We suggest two possible explanations for our original, sign-reversed results. The first concerns the issues of linearity and stationarity in the EEG signal. It could be argued that the prime characteristic of the wakeful state is the existence of active metastability—where the directed connectivity or information flow between different brain regions shows abrupt fluctuations during time intervals of seconds to minutes, as the cortex switches between functional states and that this metastability is reduced with the induction of propofol anesthesia. By definition, the existence of metastability precludes stationarity. In EEG analyses, it can be difficult to satisfy the stationarity and linearity requirements for Granger causality. For example, we found that 96% of EEG windows in the unmodified Granger analysis would have been excluded by the Durbin-Watson test for autocorrelation, but only 3.4% of EEG windows were excluded by the Durbin-Watson test if using the sign-reversed Granger method.
Another plausible explanation is that the sign-reversed Granger filtering of the narrowband oscillatory peaks in the spectra might, in some way, allow propofol-induced changes in underlying nonoscillatory broadband brain co-ordination to become more apparent.
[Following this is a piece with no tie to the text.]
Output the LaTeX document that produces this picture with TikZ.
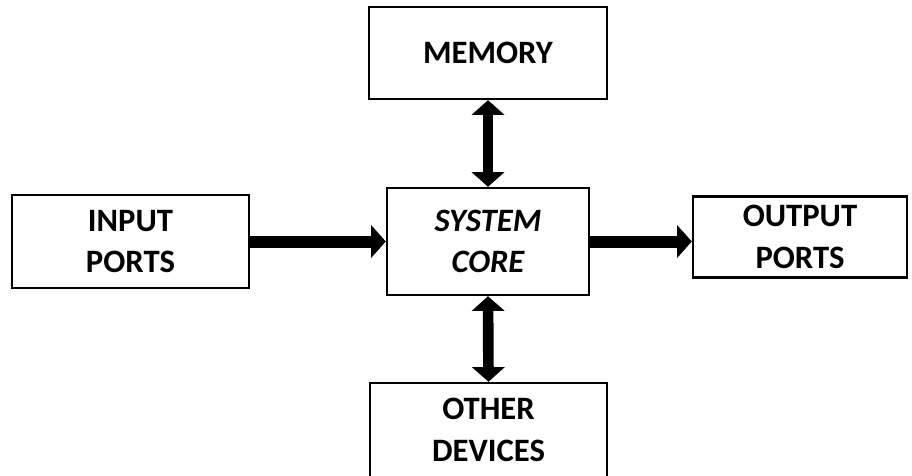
\documentclass[tikz,border=0pt]{standalone}
\usepackage{fontspec}
\setmainfont{Carlito}
\usetikzlibrary{arrows.meta}

\tikzset{
  unitbox/.style={draw, line width=1.8pt, align=center, font=\fontsize{24.5}{31}\selectfont\bfseries},
  bigarrow/.style={line width=9pt, -{Triangle[length=11pt,width=24pt]}},
  botharrow/.style={line width=8pt, {Triangle[length=11pt,width=24pt]}-{Triangle[length=11pt,width=24pt]}}
}

\begin{document}
\begin{tikzpicture}[x=0.75pt, y=-0.75pt]
  % Page frame
  \useasboundingbox (0,0) rectangle (912,475);

  % Central unit
  \node[unitbox, minimum width=151.5pt, minimum height=80.25pt, font=\fontsize{24.5}{31}\selectfont\bfseries\itshape] (core) at (488,241.5) {SYSTEM\\CORE};

  % Surrounding units
  \node[unitbox, minimum width=178.5pt, minimum height=69pt] (memory) at (488,53) {MEMORY};
  \node[unitbox, minimum width=177.75pt, minimum height=69.75pt] (input) at (130.5,241.5) {INPUT\\PORTS};
  \node[unitbox, minimum width=160.5pt, minimum height=60.75pt] (output) at (800,237) {OUTPUT\\PORTS};
  \node[unitbox, minimum width=177.75pt, minimum height=70.5pt] (other) at (488.5,430) {OTHER\\DEVICES};

  % Data paths
  \draw[bigarrow] (input.east) -- (core.west);
  \draw[bigarrow] (core.east) -- (core.east -| output.west);
  \draw[botharrow] (memory.south) -- (core.north);
  \draw[botharrow] (core.south) -- (other.north);
\end{tikzpicture}
\end{document}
And that it is these processes that are mechanistically more important than the much more obvious oscillatory components in the altered information flow underlying loss of responsiveness. It is noteworthy that the process noise components of the Granger causality show the most dramatic decreases with unresponsiveness. Although a full theoretical understanding has not yet been developed, we suggest that researchers consider using sign reversal when applying Granger causality analysis to neurobiologic signals.